Changes are anticipated for both rooftop and ground-mounted solar. The statement recognises that simplifying the planning process for rooftop solar could lead to a decrease in energy bills and an increase in jobs. It states that there will be a consultation on permitted development rights for rooftop solar, but there is no detail on when this can be expected. The statement also sets out the ambition to “consider the best way to make use of public sector rooftops. ” It also states that they will “design performance standards to make installation of renewables, including solar PV, the presumption in new homes and buildings.”

For ground-mounted solar there will be a consultation on “amending planning rules to strengthen policy in favour of development on non-protected land, while ensuring communities continue to have a say and environmental protections remain in place.” Again, there is no suggestion as to when this consultation will be expected. The strategy also states that they will encourage the development of large scale solar projects on land that is lower value or previously developed and  “ensure projects are designed to avoid, mitigate, and where necessary, compensate for the impacts of using greenfield sites.”

It is positive to see that the strategy sets out a commitment to supporting the co-location of solar with other land uses (e.g. onshore wind, storage or agriculture).

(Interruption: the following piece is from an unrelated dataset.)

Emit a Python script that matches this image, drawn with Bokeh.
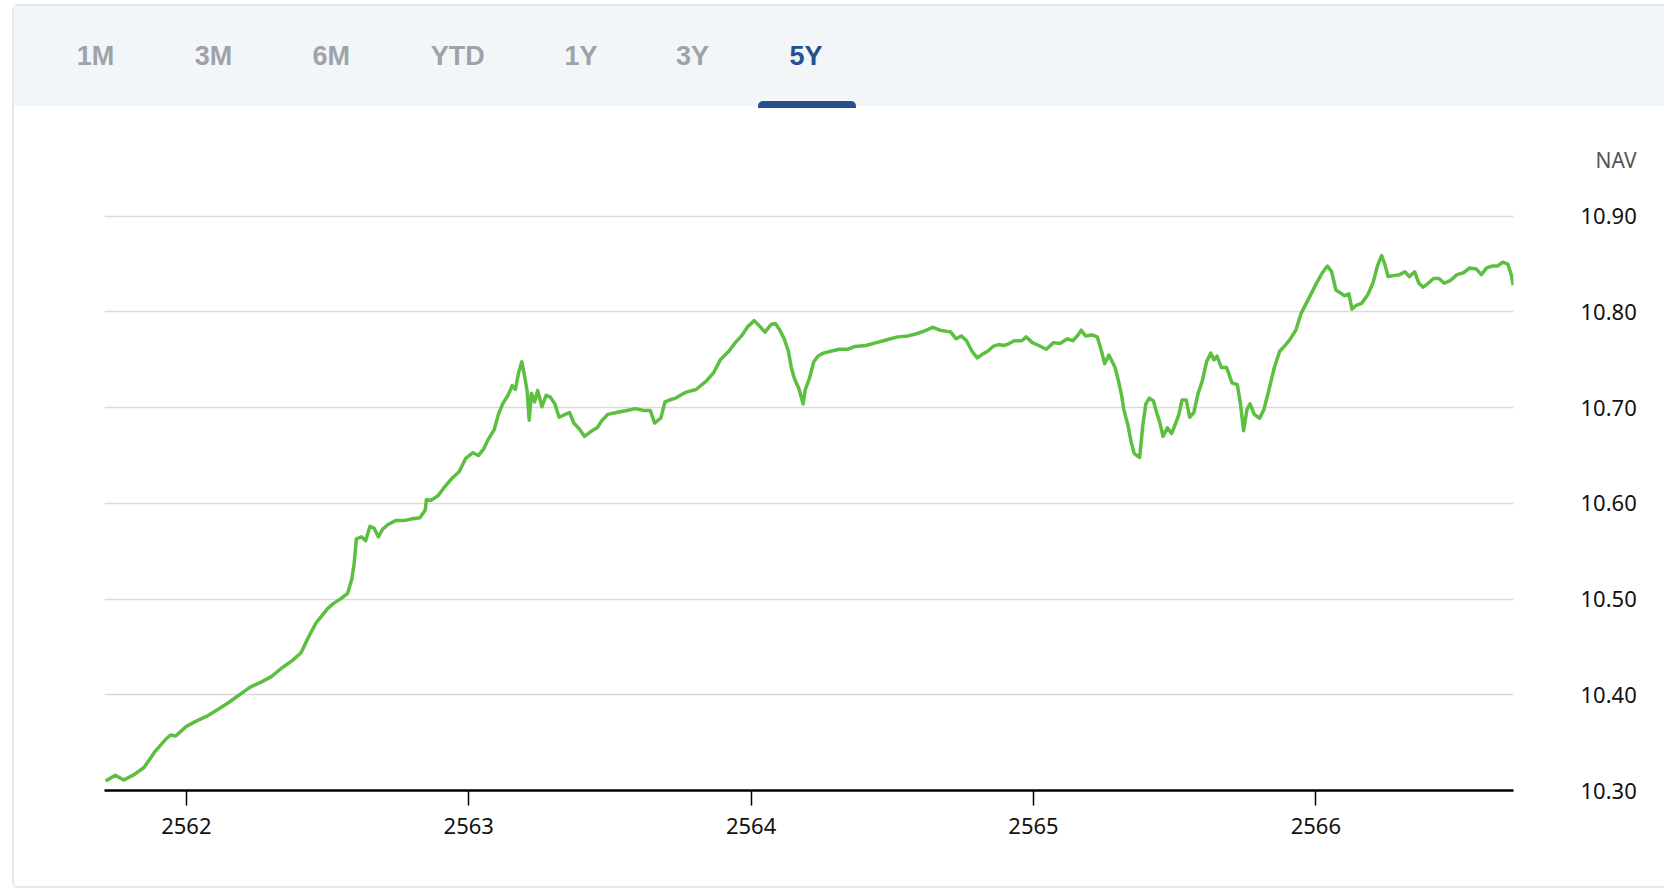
from bokeh.plotting import figure
from bokeh.models import Range1d, FixedTicker, PrintfTickFormatter, Div
from bokeh.layouts import column
from bokeh.embed import file_html
from bokeh.resources import INLINE

# ---------------- data ----------------
tabs = ["1M", "3M", "6M", "YTD", "1Y", "3Y", "5Y"]
active_tab = "5Y"
axis_title = "NAV"
x_ticks = [2562, 2563, 2564, 2565, 2566]
y_ticks = [10.30, 10.40, 10.50, 10.60, 10.70, 10.80, 10.90]

years = [
    2561.714, 2561.748, 2561.778, 2561.812, 2561.850, 2561.887, 2561.925, 2561.944, 2561.962, 2562.000,
    2562.038, 2562.075, 2562.113, 2562.150, 2562.188, 2562.226, 2562.263, 2562.301, 2562.338, 2562.376,
    2562.406, 2562.432, 2562.459, 2562.481, 2562.500, 2562.519, 2562.545, 2562.571, 2562.586, 2562.594,
    2562.602, 2562.620, 2562.635, 2562.650, 2562.665, 2562.680, 2562.695, 2562.714, 2562.741, 2562.771,
    2562.801, 2562.827, 2562.846, 2562.850, 2562.865, 2562.891, 2562.914, 2562.940, 2562.966, 2562.989,
    2563.015, 2563.034, 2563.053, 2563.071, 2563.090, 2563.105, 2563.120, 2563.139, 2563.154, 2563.165,
    2563.177, 2563.188, 2563.199, 2563.207, 2563.214, 2563.222, 2563.233, 2563.244, 2563.259, 2563.274,
    2563.289, 2563.305, 2563.320, 2563.342, 2563.357, 2563.372, 2563.391, 2563.410, 2563.432, 2563.455,
    2563.470, 2563.492, 2563.523, 2563.560, 2563.590, 2563.620, 2563.643, 2563.658, 2563.680, 2563.695,
    2563.711, 2563.733, 2563.767, 2563.805, 2563.842, 2563.868, 2563.891, 2563.921, 2563.944, 2563.966,
    2563.989, 2564.011, 2564.034, 2564.049, 2564.071, 2564.086, 2564.102, 2564.117, 2564.132, 2564.143,
    2564.154, 2564.169, 2564.184, 2564.192, 2564.207, 2564.222, 2564.237, 2564.256, 2564.282, 2564.312,
    2564.342, 2564.368, 2564.406, 2564.444, 2564.481, 2564.519, 2564.556, 2564.583, 2564.613, 2564.643,
    2564.669, 2564.688, 2564.707, 2564.726, 2564.744, 2564.763, 2564.782, 2564.801, 2564.820, 2564.838,
    2564.857, 2564.876, 2564.895, 2564.914, 2564.932, 2564.959, 2564.974, 2564.996, 2565.019, 2565.045,
    2565.071, 2565.094, 2565.120, 2565.139, 2565.158, 2565.169, 2565.184, 2565.207, 2565.226, 2565.241,
    2565.252, 2565.267, 2565.289, 2565.301, 2565.312, 2565.320, 2565.335, 2565.346, 2565.357, 2565.376,
    2565.387, 2565.398, 2565.410, 2565.425, 2565.436, 2565.447, 2565.459, 2565.474, 2565.489, 2565.504,
    2565.515, 2565.526, 2565.541, 2565.553, 2565.568, 2565.583, 2565.598, 2565.613, 2565.628, 2565.639,
    2565.650, 2565.665, 2565.684, 2565.703, 2565.722, 2565.733, 2565.744, 2565.756, 2565.767, 2565.782,
    2565.801, 2565.816, 2565.835, 2565.853, 2565.872, 2565.891, 2565.910, 2565.929, 2565.947, 2565.966,
    2565.985, 2566.004, 2566.023, 2566.041, 2566.056, 2566.071, 2566.086, 2566.102, 2566.117, 2566.128,
    2566.143, 2566.162, 2566.184, 2566.203, 2566.218, 2566.233, 2566.244, 2566.256, 2566.274, 2566.297,
    2566.316, 2566.331, 2566.350, 2566.365, 2566.380, 2566.398, 2566.417, 2566.436, 2566.455, 2566.477,
    2566.500, 2566.523, 2566.545, 2566.568, 2566.586, 2566.605, 2566.624, 2566.643, 2566.662, 2566.680,
    2566.692, 2566.699,
]

nav = [
    10.310, 10.316, 10.311, 10.316, 10.324, 10.340, 10.353, 10.358, 10.357, 10.367,
    10.373, 10.378, 10.385, 10.392, 10.400, 10.408, 10.413, 10.419, 10.428, 10.436,
    10.444, 10.460, 10.475, 10.483, 10.490, 10.495, 10.500, 10.506, 10.521, 10.537,
    10.563, 10.565, 10.561, 10.576, 10.574, 10.565, 10.573, 10.578, 10.582, 10.582,
    10.584, 10.585, 10.593, 10.604, 10.603, 10.608, 10.617, 10.626, 10.633, 10.647,
    10.653, 10.650, 10.657, 10.668, 10.677, 10.693, 10.704, 10.713, 10.723, 10.719,
    10.737, 10.748, 10.731, 10.717, 10.687, 10.715, 10.706, 10.718, 10.701, 10.713,
    10.711, 10.704, 10.690, 10.693, 10.695, 10.684, 10.678, 10.670, 10.675, 10.679,
    10.686, 10.693, 10.695, 10.697, 10.699, 10.697, 10.697, 10.684, 10.689, 10.706,
    10.708, 10.710, 10.716, 10.719, 10.728, 10.737, 10.750, 10.759, 10.768, 10.775,
    10.785, 10.791, 10.784, 10.779, 10.787, 10.788, 10.781, 10.772, 10.759, 10.741,
    10.730, 10.720, 10.704, 10.719, 10.731, 10.748, 10.754, 10.757, 10.759, 10.761,
    10.761, 10.764, 10.765, 10.768, 10.771, 10.774, 10.775, 10.777, 10.780, 10.784,
    10.781, 10.780, 10.779, 10.772, 10.775, 10.770, 10.759, 10.752, 10.756, 10.759,
    10.764, 10.766, 10.765, 10.767, 10.770, 10.770, 10.774, 10.768, 10.765, 10.761,
    10.768, 10.767, 10.772, 10.770, 10.776, 10.781, 10.775, 10.776, 10.774, 10.759,
    10.746, 10.755, 10.742, 10.728, 10.713, 10.698, 10.681, 10.664, 10.652, 10.648,
    10.681, 10.704, 10.710, 10.707, 10.695, 10.685, 10.670, 10.679, 10.673, 10.684,
    10.693, 10.708, 10.708, 10.690, 10.695, 10.715, 10.728, 10.748, 10.757, 10.750,
    10.754, 10.742, 10.742, 10.726, 10.724, 10.704, 10.676, 10.698, 10.704, 10.693,
    10.689, 10.698, 10.720, 10.742, 10.759, 10.765, 10.772, 10.781, 10.798, 10.809,
    10.820, 10.831, 10.841, 10.848, 10.842, 10.823, 10.820, 10.817, 10.819, 10.803,
    10.807, 10.809, 10.818, 10.831, 10.848, 10.859, 10.850, 10.837, 10.838, 10.839,
    10.842, 10.837, 10.842, 10.830, 10.826, 10.830, 10.835, 10.835, 10.830, 10.833,
    10.839, 10.841, 10.846, 10.845, 10.839, 10.846, 10.848, 10.848, 10.852, 10.850,
    10.839, 10.828,
]

# ---------------- layout / style ----------------
W = 1640
HEAD_W = 1650
HEAD_H = 184
MAIN_H = 696
tab_x = [81.6, 199.4, 317.3, 443.7, 566.9, 678.4, 792.0]
TAB_GRAY = "#9ea3aa"
TAB_BLUE = "#26508f"
LINE_GREEN = "#5cbf3f"

# header: range tabs + "NAV" caption (HTML text)
parts = [f'<div style="position:relative;width:{HEAD_W}px;height:{HEAD_H}px;'
         f'font-family:\'Liberation Sans\',Arial,sans-serif;">',
         f'<div style="position:absolute;left:0;top:0;width:{HEAD_W}px;height:100px;background:#f3f6f9;"></div>']
for t, x in zip(tabs, tab_x):
    c = TAB_BLUE if t == active_tab else TAB_GRAY
    parts.append(f'<span style="position:absolute;left:{x}px;top:50px;transform:translate(-50%,-50%);'
                 f'font-weight:bold;font-size:27px;line-height:1;color:{c};white-space:nowrap;">{t}</span>')
ax = tab_x[tabs.index(active_tab)]
parts.append(f'<div style="position:absolute;left:{ax - 48}px;top:95px;width:98px;height:7px;'
             f'background:{TAB_BLUE};border-radius:5px 5px 0 0;"></div>')
parts.append(f'<span style="position:absolute;left:1602px;top:154px;transform:translate(-50%,-50%);'
             f'font-family:\'Noto Sans\',sans-serif;font-size:21px;line-height:1;color:#555555;">{axis_title}</span>')
parts.append('</div>')
header = Div(text="".join(parts), width=HEAD_W, height=HEAD_H, margin=(0, 0, 0, 0))

# main chart
p = figure(width=W, height=MAIN_H, x_range=Range1d(2561.71, 2566.70),
           y_range=Range1d(10.30, 10.905), y_axis_location="right",
           min_border_left=90, min_border_right=141, min_border_top=21, min_border_bottom=96,
           toolbar_location=None, output_backend="svg")
p.outline_line_color = None
p.background_fill_color = "white"
p.border_fill_color = "white"

p.line(years, nav, line_color=LINE_GREEN, line_width=3.5, line_join="round")

p.xgrid.visible = False
p.ygrid.ticker = FixedTicker(ticks=y_ticks)
p.ygrid.grid_line_color = "#dadada"
p.ygrid.grid_line_width = 1.5

xa = p.xaxis[0]
xa.ticker = FixedTicker(ticks=x_ticks)
xa.axis_line_color = "black"
xa.axis_line_width = 2.5
xa.major_tick_line_color = "black"
xa.major_tick_line_width = 1.5
xa.major_tick_out = 15
xa.major_tick_in = 0
xa.minor_tick_line_color = None
xa.major_label_standoff = 12
xa.major_label_text_font = "Noto Sans"
xa.major_label_text_font_size = "22px"
xa.major_label_text_color = "#111111"

ya = p.yaxis[0]
ya.ticker = FixedTicker(ticks=y_ticks)
ya.formatter = PrintfTickFormatter(format="%.2f")
ya.axis_line_color = None
ya.major_tick_line_color = None
ya.minor_tick_line_color = None
ya.major_label_standoff = 61
ya.major_label_text_font = "Noto Sans"
ya.major_label_text_font_size = "22px"
ya.major_label_text_color = "#111111"

layout = column(header, p, spacing=0,
                styles={"border-left": "2px solid #e4e7eb", "border-top": "2px solid #e4e7eb",
                        "border-bottom": "2px solid #e4e7eb", "border-radius": "6px 0 0 6px",
                        "margin-left": "12px", "margin-top": "4px"})

open("out.html", "w").write(file_html(layout, INLINE))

  • Energy network infrastructure

Increasing our domestic energy generation will require developing the necessary energy network infrastructure. The strategy sets of a target of developing a blueprint for the whole network system by the end of the year. It confirms that National Policy Statements will be updated to “recognise these blueprints in the planning system, increasing certainty for the planning inspectorate, developers and other stakeholders, and speeding up delivery”.

Looking to the future

It is clear that there will be a lot for planners to look out for. Currently, no consideration has been given to potential challenges for the resourcing of the planning system. Additionally, with the exception of onshore wind, there is a lack of consideration regarding how community input and acceptance will be assessed.